4. Convergence of Policy Iteration

(a) This can be proved in the following way:

$$ \begin{eqnarray} V_1(s') &\leqslant& V_2(s') && \forall s'\in S\\ P_{s\pi(s)}(s')V_1(s') &\leqslant& P_{s\pi(s)}(s')V_2(s') && \forall s'\in S\\ \sum_{s'\in S}P_{s\pi(s)}(s')V_1(s') &\leqslant& \sum_{s'\in S}P_{s\pi(s)}(s')V_2(s')\\ R(s) + \gamma\sum_{s'\in S}P_{s\pi(s)}(s')V_1(s') &\leqslant& R(s) + \gamma\sum_{s'\in S}P_{s\pi(s)}(s')V_2(s')\\ B^\pi(V_1)(s) &\leqslant& B^\pi(V_2)(s) \end{eqnarray} $$

where the second line follows from the fact that $P_{s\pi(s)}(s')\geqslant 0$ for all $s'$ and the fourth line from the fact that $\gamma >0$.

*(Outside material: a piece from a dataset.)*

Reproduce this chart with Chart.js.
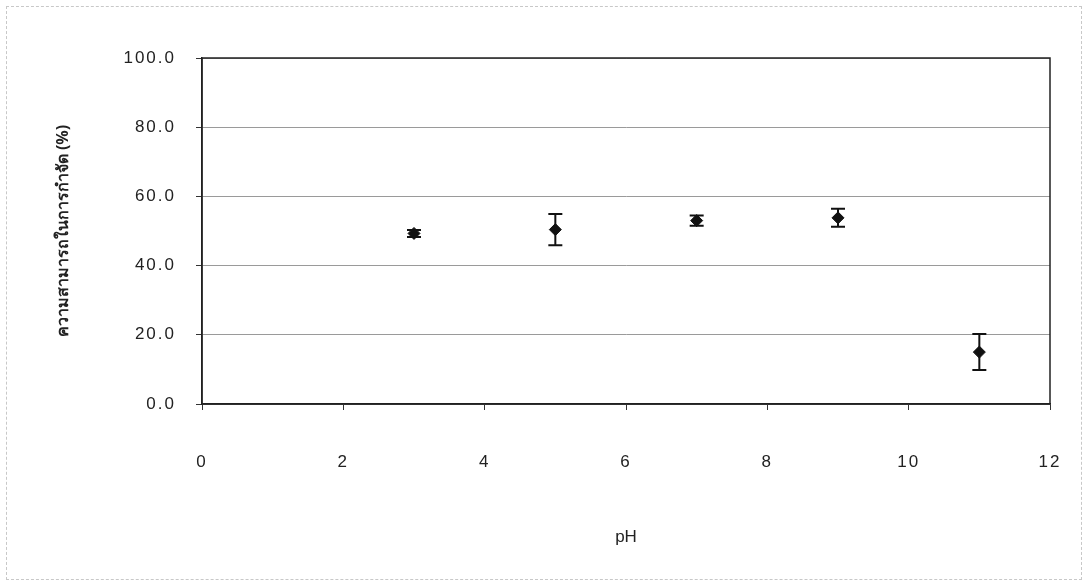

(b) This can be proved in the following way:

$$ \begin{eqnarray} \vert\vert B^\pi(V)-V^\pi\vert\vert_\infty &=& \max_{s \in S}\left[R(s) + \gamma\sum_{s' \in S}P_{s\pi(s)}(s')V(s')-V^{\pi}(s)\right]\\ &\leqslant& \max_{s \in S}\left[R(s) + \gamma V(s)-V^{\pi}(s)\right]\\ &=& \max_{s \in S}\left[R(s) + \gamma V(s)-R(s)-\gamma\sum_{s' \in S}P_{s\pi(s)}(s')V^\pi(s')\right]\\ &\leqslant& \gamma \max_{s \in S}\left[V(s)-V^{\pi}(s)\right] \end{eqnarray} $$

where the second and fourth line follow from the fact that for any $\alpha,x \in \mathbb{R}^n$ where $\sum_{i}\alpha_i=1$ and $\alpha_i\geqslant 0$:

$$ \begin{eqnarray} \sum_{i}\alpha_ix_i &\leqslant& \sum_i \alpha_i\left[\max_ix_i\right]\\ &=& \left[\max_ix_i\right]\sum_i \alpha_i\\ &=& \max_ix_i \end{eqnarray} $$

$$ \begin{eqnarray} V^\pi(s) &=& R(s) + \gamma\sum_{s'\in S}P_{s\pi(s)}(s')V^{\pi}(s')\\ &\leqslant& R(s) + \max_{a}\gamma\sum_{s\in S}P_{sa}V^\pi(s')\\ &=& B^{\pi'}(V^\pi)(s) \end{eqnarray} $$

From (a) it follows that:

$$ B^{\pi'}(V^\pi)(s) \leqslant B^{\pi'}(B^{\pi'}(V^\pi))(s) $$

Applying this repeatedly and using the answer to part (b) we get:

$$ \begin{eqnarray} B^{\pi'}(B^{\pi'}(V^\pi))(s) &\leqslant& &.&.&.& &\leqslant& B^{\pi'}(B^{\pi'}(...B^{\pi'}(V^\pi)...))(s) = V^{\pi'}(s) \end{eqnarray} $$

(d) We know that $V^{\pi}(s)$ is finite for any policy $\pi$. We also know that $V(s)$ improves monotonically after every iteration of the policy iteration algorithm. Therefore, $V(s)$ must converge to some finite value. Denote the policy at convergence by $\pi'$. As the algorithm has converged, another iteration of the policy iteration algorithm will again yield $\pi'$. Therefore:

$$ V^{\pi'}(s) = R(s) + \max_{a \in A}\gamma\sum_{s'\in S}P_{sa}(s')V^{\pi'}(s') $$

Hence, using the property of the optimal value function given in the question we have $\pi'=\pi^*$.